BEIRUT (Reuters) - Lebanon’s parliament voted on Wednesday to extend its own mandate until 2017 citing security concerns linked to the civil war in neighboring Syria, but critics including the European Union condemned the move as unconstitutional.
Lebanese politics, long dogged by sectarian divisions, has become deeply deadlocked as the Syrian war exacerbates party rivalries. Lebanon has been without a president since May because feuding lawmakers cannot agree on a candidate.
Ninety-five out of 97 parliamentarians present voted for the extension bill, Lebanon’s National News Agency said. It is the second postponement of parliamentary elections, which should originally have taken place in June 2013.
An umbrella group of Lebanese non-governmental groups had urged lawmakers not to extend their mandate, which had been due to expire this month.
Downtown Beirut, where the parliament is located, was locked down by security forces for the vote and protesters hurled tomatoes and eggs at police.

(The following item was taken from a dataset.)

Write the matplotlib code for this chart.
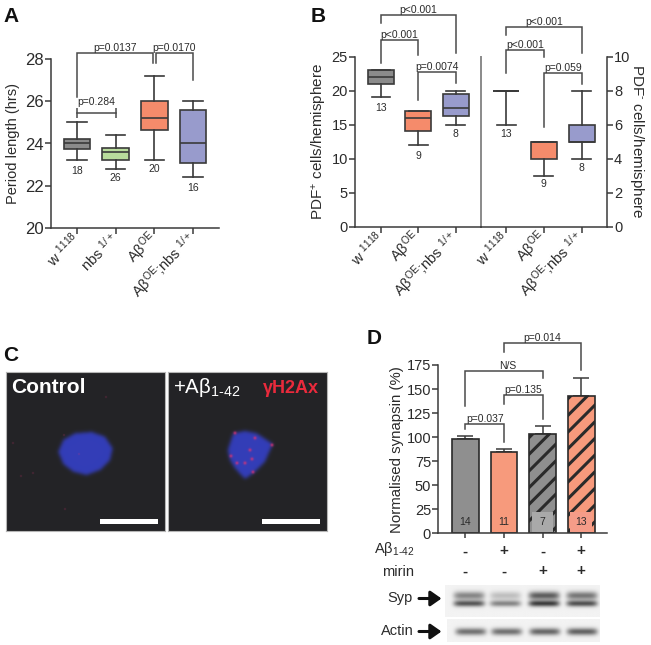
import numpy as np
import matplotlib
matplotlib.use("Agg")
import matplotlib.pyplot as plt
from matplotlib.path import Path
from matplotlib.patches import Rectangle, FancyArrowPatch
from matplotlib.transforms import blended_transform_factory

plt.rcParams['font.family'] = ['Liberation Sans', 'DejaVu Sans']
plt.rcParams['mathtext.fontset'] = 'custom'
plt.rcParams['mathtext.rm'] = 'Liberation Sans'
plt.rcParams['mathtext.default'] = 'regular'
plt.rcParams['hatch.linewidth'] = 2.2

W, H = 651, 645

# colours
GREY = '#8b8b8b'
GREEN = '#b9dc9c'
ORANGE = '#f58b6b'
PURPLE = '#989bcc'
DARK = '#3a3a3a'
TXT = '#2b2b2b'

# panel A
a_labels = ['w $^{1118}$', 'nbs $^{1/+}$', 'Aβ$^{OE}$', 'Aβ$^{OE}$;nbs $^{1/+}$']
a_low = [23.2, 22.8, 23.2, 22.4]
a_q1 = [23.75, 23.2, 24.65, 23.05]
a_med = [24.0, 23.6, 25.2, 24.0]
a_q3 = [24.2, 23.8, 26.0, 25.6]
a_high = [25.0, 24.4, 27.2, 26.0]
a_colors = [GREY, GREEN, ORANGE, PURPLE]
a_n = ['18', '26', '20', '16']
a_n_y = [22.7, 22.35, 22.8, 21.9]
a_brackets = [(1, 2.97, 26.2, 28.3, 27.84, 'p=0.0137'),
              (3.03, 4, 27.84, 28.3, 27.0, 'p=0.0170')]

# panel B, left half (PDF+)
b_labels = ['w $^{1118}$', 'Aβ$^{OE}$', 'Aβ$^{OE}$;nbs $^{1/+}$']
b_colors = [GREY, ORANGE, PURPLE]
bl_low = [19, 12, 15]
bl_q1 = [21, 14, 16.25]
bl_med = [22, 16, 17.5]
bl_q3 = [23, 17, 19.5]
bl_high = [23, 17, 20]
bl_n = ['13', '9', '8']
bl_n_y = [17.4, 10.4, 13.6]
bl_brackets = [(1, 3, 29.9, 31.1, 25.5, 'p<0.001'),
               (1, 2, 24.1, 27.45, 25.3, 'p<0.001'),
               (2, 3, 18.6, 22.8, 21.2, 'p=0.0074')]

# panel B, right half (PDF-)
br_low = [6, 3, 4]
br_q1 = [8, 4, 5]
br_med = [8, 5, 5]
br_q3 = [8, 5, 6]
br_high = [8, 5, 8]
br_n = ['13', '9', '8']
br_n_y = [5.43, 2.49, 3.47]
br_brackets = [(1, 3, 11.3, 11.76, 10.2, 'p<0.001'),
               (1, 2, 9.06, 10.4, 10.0, 'p<0.001'),
               (2, 3, 5.84, 9.06, 8.37, 'p=0.059')]

# panel D
d_values = [98, 85, 103.3, 143.1]
d_errors = [3.5, 3, 8.3, 18]
d_colors = ['#8f8f8f', '#f79a7c', '#8f8f8f', '#f79a7c']
d_hatched = [False, False, True, True]
d_n = ['14', '11', '7', '13']
d_n_back = [None, None, '#a9a9a9', '#f59c88']
d_brackets = [(1, 2, 108, 113.7, 95.3, 'p=0.037', 0),
              (2, 3, 134, 143.5, 118.5, 'p=0.135', 0),
              (1, 3, 132.4, 169, 161, 'N/S', 0.1),
              (2, 4, 188.8, 198, 169.8, 'p=0.014', 0)]
abeta_signs = ['-', '+', '-', '+']
mirin_signs = ['-', '-', '+', '+']

# micrographs, in pixels inside a 159 px panel
nucleus_ctrl = [(52.3, 79.7), (57.3, 68), (69, 61.3), (85.7, 60), (99, 64.7), (106.7, 76.3),
                (104, 88), (94, 98), (80.7, 103), (67.3, 99.7), (57.3, 92)]
nucleus_abeta = [(59.7, 78), (65.3, 61.3), (77, 59), (88.7, 61.3), (104.7, 72), (97, 89.7),
                 (87, 99.7), (77, 107), (67, 96.3), (62, 88)]
spots_ctrl = [(59, 137), (100, 25), (58, 63), (15, 104), (27, 101), (7, 71), (73, 82)]
spots_abeta = [(67, 61), (82, 78), (84, 87), (77, 91), (104, 73), (69, 91), (63, 84), (87, 66), (85, 100)]

# western blots: relative band strength per lane
lane_x = [0.155, 0.39, 0.64, 0.885]
syp_upper = [0.42, 0.2, 0.58, 0.48]
syp_lower = [0.6, 0.42, 0.7, 0.62]
actin_band = [0.5, 0.5, 0.54, 0.56]

fig = plt.figure(figsize=(W / 100, H / 100), dpi=100, facecolor='white')


def add_ax(left, right, top, bottom):
    return fig.add_axes([left / W, 1 - bottom / H, (right - left) / W, (bottom - top) / H])


def style(ax, size=10.5):
    for side in ['top', 'right']:
        ax.spines[side].set_visible(False)
    for side in ['left', 'bottom']:
        ax.spines[side].set_linewidth(1.1)
        ax.spines[side].set_color(DARK)
    ax.tick_params(axis='y', width=1.1, length=4.2, color=DARK, labelcolor=TXT, labelsize=size, pad=1)
    ax.tick_params(axis='x', width=1.1, length=4, color=DARK, labelcolor=TXT, labelsize=10.5, pad=2)


def boxes(ax, low, q1, med, q3, high, colors):
    stats = []
    for i in range(len(low)):
        stats.append(dict(whislo=low[i], q1=q1[i], med=med[i], q3=q3[i], whishi=high[i], fliers=[]))
    lp = dict(color=DARK, linewidth=1.2)
    bp = ax.bxp(stats, positions=range(1, len(low) + 1), widths=0.69, capwidths=0.5, patch_artist=True,
                showfliers=False, manage_ticks=False, boxprops=dict(edgecolor=DARK, linewidth=1.2),
                medianprops=lp, whiskerprops=lp, capprops=lp)
    for patch, c in zip(bp['boxes'], colors):
        patch.set_facecolor(c)


def bracket(ax, x1, x2, y1, top, y2, label, dx=0, pad=0.0):
    ax.plot([x1, x1, x2, x2], [y1, top, top, y2], color='#4a4a4a', lw=1.1, clip_on=False,
            solid_joinstyle='miter')
    ax.text((x1 + x2) / 2 + dx, top + pad, label, ha='center', va='bottom', fontsize=7.5, color=TXT, clip_on=False)


def rotated_labels(ax, labels):
    ax.set_xticks(range(1, len(labels) + 1))
    ax.set_xticklabels(labels, rotation=45, ha='right', va='center', rotation_mode='anchor')


# A
ax = add_ax(51.3, 219, 59.3, 227.7)
style(ax, 12)
boxes(ax, a_low, a_q1, a_med, a_q3, a_high, a_colors)
ax.set_xlim(0.335, 4.67)
ax.set_ylim(20, 28)
ax.set_yticks([20, 22, 24, 26, 28])
rotated_labels(ax, a_labels)
ax.set_ylabel('Period length (hrs)', fontsize=10.5, color=TXT, labelpad=4)
for i, t in enumerate(a_n):
    ax.text(i + 1, a_n_y[i], t, ha='center', va='center', fontsize=7.5, color=TXT)
for b in a_brackets:
    bracket(ax, *b)
ax.plot([1, 2], [25.46, 25.46], color='#4a4a4a', lw=1.1)
ax.vlines([1, 2], 25.22, 25.7, color='#4a4a4a', lw=1.1)
ax.text(1.5, 25.72, 'p=0.284', ha='center', va='bottom', fontsize=7.5, color=TXT)

# B left
ax = add_ax(355, 480.7, 56.7, 226.7)
style(ax)
boxes(ax, bl_low, bl_q1, bl_med, bl_q3, bl_high, b_colors)
ax.set_xlim(1 - 26 / 37.5, 3 + 25 / 37.5)
ax.set_ylim(0, 25)
ax.set_yticks([0, 5, 10, 15, 20, 25])
rotated_labels(ax, b_labels)
ax.spines['right'].set_visible(True)
ax.spines['right'].set_color('#8a8a8a')
ax.spines['right'].set_linewidth(1.4)
ax.set_ylabel('PDF$^{+}$ cells/hemisphere', fontsize=11, color=TXT, labelpad=1.5)
for i, t in enumerate(bl_n):
    ax.text(i + 1, bl_n_y[i], t, ha='center', va='center', fontsize=7.5, color=TXT)
for b in bl_brackets:
    bracket(ax, *b)

# B right
ax = add_ax(480.7, 606.7, 56.7, 226.7)
ax.patch.set_visible(False)
style(ax)
ax.spines['left'].set_visible(False)
ax.spines['right'].set_visible(True)
ax.spines['right'].set_linewidth(1.1)
ax.spines['right'].set_color(DARK)
boxes(ax, br_low, br_q1, br_med, br_q3, br_high, b_colors)
ax.set_xlim(1 - 25.3 / 37.5, 3 + 25 / 37.5)
ax.set_ylim(0, 10)
ax.set_yticks([0, 2, 4, 6, 8, 10])
ax.yaxis.tick_right()
ax.yaxis.set_label_position('right')
rotated_labels(ax, b_labels)
ax.set_ylabel('PDF$^{\\text{-}}$ cells/hemisphere', fontsize=11, color=TXT, rotation=270, labelpad=11)
for i, t in enumerate(br_n):
    ax.text(i + 1, br_n_y[i], t, ha='center', va='center', fontsize=7.5, color=TXT)
for b in br_brackets:
    bracket(ax, *b)


# C
def micrograph(left, nucleus, spots, spot_strength, spot_size):
    ax = add_ax(left, left + 159, 372, 530.7)
    n = 318
    xx, yy = np.meshgrid((np.arange(n) + 0.5) / 2, (np.arange(n) + 0.5) / 2)
    pts = np.column_stack([xx.ravel(), yy.ravel()])
    mask = Path(nucleus).contains_points(pts).reshape(n, n).astype(float)
    # soft edge
    t = np.arange(-12, 13)
    kernel = np.exp(-t ** 2 / (2 * 3.5 ** 2))
    kernel /= kernel.sum()
    mask = np.apply_along_axis(lambda r: np.convolve(r, kernel, mode='same'), 0, mask)
    mask = np.apply_along_axis(lambda r: np.convolve(r, kernel, mode='same'), 1, mask)
    red = np.zeros((n, n))
    for sx, sy in spots:
        red += np.exp(-((xx - sx) ** 2 + (yy - sy) ** 2) / (2 * spot_size ** 2))
    red = np.clip(red * spot_strength, 0, 1)
    img = np.zeros((n, n, 3))
    bg = np.array([0.14, 0.14, 0.15])
    blue = np.array([0.2, 0.24, 0.72])
    pink = np.array([0.9, 0.2, 0.45])
    for c in range(3):
        img[:, :, c] = bg[c] * (1 - mask) + blue[c] * mask
        img[:, :, c] = img[:, :, c] * (1 - red) + pink[c] * red
    ax.imshow(img, extent=[0, 159, 159, 0], aspect='auto', interpolation='bilinear')
    ax.set_xticks([])
    ax.set_yticks([])
    for s in ax.spines.values():
        s.set_color('#b5b5b5')
        s.set_linewidth(0.8)
    ax.add_patch(Rectangle((94, 147), 57.5, 5, color='white', lw=0))
    return ax


ax = micrograph(6, nucleus_ctrl, spots_ctrl, 0.45, 0.5)
ax.text(5, 21, 'Control', color='white', fontweight='bold', fontsize=15, ha='left', va='baseline')
ax = micrograph(168, nucleus_abeta, spots_abeta, 0.8, 1.1)
ax.text(5, 21, '+Aβ$_{1\\text{-}42}$', color='white', fontsize=14.7, ha='left', va='baseline')
ax.text(151, 21, 'γH2Ax', color='#ea2a3c', fontweight='bold', fontsize=13, ha='right', va='baseline')

# D
ax = add_ax(438.3, 607.3, 365, 533.3)
style(ax)
ax.tick_params(axis='x', length=3.5, labelbottom=False)
xpos = np.arange(1, 5)
for i in range(4):
    ax.bar(xpos[i], d_values[i], width=0.69, color=d_colors[i], edgecolor='#2a2a2a', linewidth=1.2,
           hatch='//' if d_hatched[i] else None, zorder=2)
    ax.errorbar(xpos[i], d_values[i], yerr=[[0], [d_errors[i]]], color='#3a3a3a', lw=1.1, capsize=5.5,
                capthick=1.1, zorder=1)
    if d_n_back[i]:
        ax.add_patch(Rectangle((xpos[i] - 0.28, 1), 0.56, 21, color=d_n_back[i], lw=0, zorder=3))
    ax.text(xpos[i], 11.4, d_n[i], ha='center', va='center', fontsize=7.5, color=TXT, zorder=4)
ax.set_xlim(1 - 27 / 38.67, 4 + 26 / 38.67)
ax.set_ylim(0, 175)
ax.set_xticks(xpos)
ax.set_yticks(np.arange(0, 176, 25))
ax.set_ylabel('Normalised synapsin (%)', fontsize=10.8, color=TXT, labelpad=2)
for b in d_brackets:
    bracket(ax, b[0], b[1], b[2], b[3], b[4], b[5], dx=b[6])

# sign rows under the D bars
trans = blended_transform_factory(ax.transData, fig.transFigure)
for i in range(4):
    ax.text(xpos[i], 1 - 551.5 / H, abeta_signs[i], transform=trans, ha='center', va='center',
            fontsize=11, fontweight='bold', color=TXT)
    ax.text(xpos[i], 1 - 571.5 / H, mirin_signs[i], transform=trans, ha='center', va='center',
            fontsize=11, fontweight='bold', color=TXT)
fig.text(414 / W, 1 - 549.5 / H, 'Aβ$_{1\\text{-}42}$', ha='right', va='center', fontsize=10.5, color=TXT)
fig.text(414.5 / W, 1 - 571.5 / H, 'mirin', ha='right', va='center', fontsize=10.5, color=TXT)
fig.text(413 / W, 1 - 598 / H, 'Syp', ha='right', va='center', fontsize=10.5, color=TXT)
fig.text(414 / W, 1 - 631 / H, 'Actin', ha='right', va='center', fontsize=10.5, color=TXT)


# blots
def blot(left, right, top, bottom, rows):
    ax = add_ax(left, right, top, bottom)
    ny, nx = 80, 300
    xx, yy = np.meshgrid(np.linspace(0, 1, nx), np.linspace(0, 1, ny))
    img = np.full((ny, nx), 0.95)
    for band_y, strengths, thick in rows:
        for cx, s in zip(lane_x, strengths):
            img -= s * np.exp(-((xx - cx) / 0.1) ** 6) * np.exp(-((yy - band_y) / thick) ** 2)
    ax.imshow(np.clip(img, 0, 1), cmap='gray', vmin=0, vmax=1, aspect='auto', extent=[0, 1, 1, 0])
    ax.axis('off')


blot(445, 600, 585, 616.7, [(0.33, syp_upper, 0.13), (0.58, syp_lower, 0.1)])
blot(447, 600, 619, 641.7, [(0.55, actin_band, 0.16)])

# blot arrows
for y in [598.5, 631.5]:
    fig.add_artist(FancyArrowPatch(
        (419 / W, 1 - y / H), (441.5 / W, 1 - y / H), transform=fig.transFigure,
        arrowstyle='-|>,head_length=5,head_width=3.5', color='#111111', lw=2.2, mutation_scale=1.3,
        shrinkA=0, shrinkB=0))

# panel letters
for letter, x, y in [('A', 3, 21.5), ('B', 311, 21.5), ('C', 3, 361), ('D', 367, 344.5)]:
    fig.text(x / W, 1 - y / H, letter, fontsize=15, fontweight='bold', color='#111111', ha='left', va='baseline')

fig.savefig('out.png', dpi=100)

“It is another blow to democracy in Lebanon. Lebanon has a long history of democracy and we are seeing, unfortunately, a political class that is going against the tide of history,” said Makram Ouaiss, one of the protest organizers.
The head of Lebanon’s Maronite Christian community, Patriarch Beshara al-Rai, called the extension “illegitimate and unconstitutional”, according to the National News Agency.
Angelina Eichhorst, head of the EU delegation in Lebanon, said on Twitter that Wednesday was “a sad day in Lebanon’s constitutional history”.
Political analysts said Lebanese politicians were using the regional uncertainty as an excuse to dodge elections.
“It’s very symptomatic of the Lebanese political class. It’s a political class that is pretending that it wants to save the country but at the same time violating the constitution,” said Sahar Atrache, a Lebanon analyst for International Crisis Group.
“Politicians are all in a wait-and-see mode. People are waiting to see how things evolve on the regional level. They are very interesting in protecting their own gain,” Atrache told Reuters, branding the extension as “irresponsible”.
The fighting in Syria has deepened the sectarian rifts in its much smaller neighbor, with Lebanese Shi’ite Muslims backing the forces of Syrian President Bashar al-Assad while Sunnis supporting his opponents.
Hardline Islamists have also won a degree of support among Lebanese Sunnis, though the community’s leaders say such radical groups have no major backing in Lebanon.
The decision to extend parliament’s mandate drew support from lawmakers from all the main groupings.
Lebanon’s sectarian divisions have been complicated by the regional rivalry between Shi’ite Iran and Sunni Muslim Saudi Arabia. Without a rapprochement between the two, politicians say decision-making in Lebanon is likely to remain stalled.
A government formed in February with Saudi-Iranian blessing has spared Lebanon a complete political vacuum at the top. But that government has struggled to take even basic decisions. The parliament is barely functioning.
The Syrian conflict has also triggered some of Lebanon’s worst violence since its own 1975-90 civil war. There has been several bouts of fighting in the coastal city of Tripoli since the Syria war erupted in 2011 and Sunni Muslim gunmen briefly took over the north eastern town of Arsal this summer.
New York-based Human Rights Watch said on Tuesday ahead of the vote that it would tarnish Lebanon’s image as a relatively open and democratic country in an authoritarian region.
“It would be a shame for Lebanon to go down the route of other Arab states where elections are held at the whim of their rulers or not at all,” said Nadim Houry, deputy Middle East and North Africa director at Human Rights Watch.
“Lebanon should instead play a leading role in political rights and civil liberties for other states in the region.”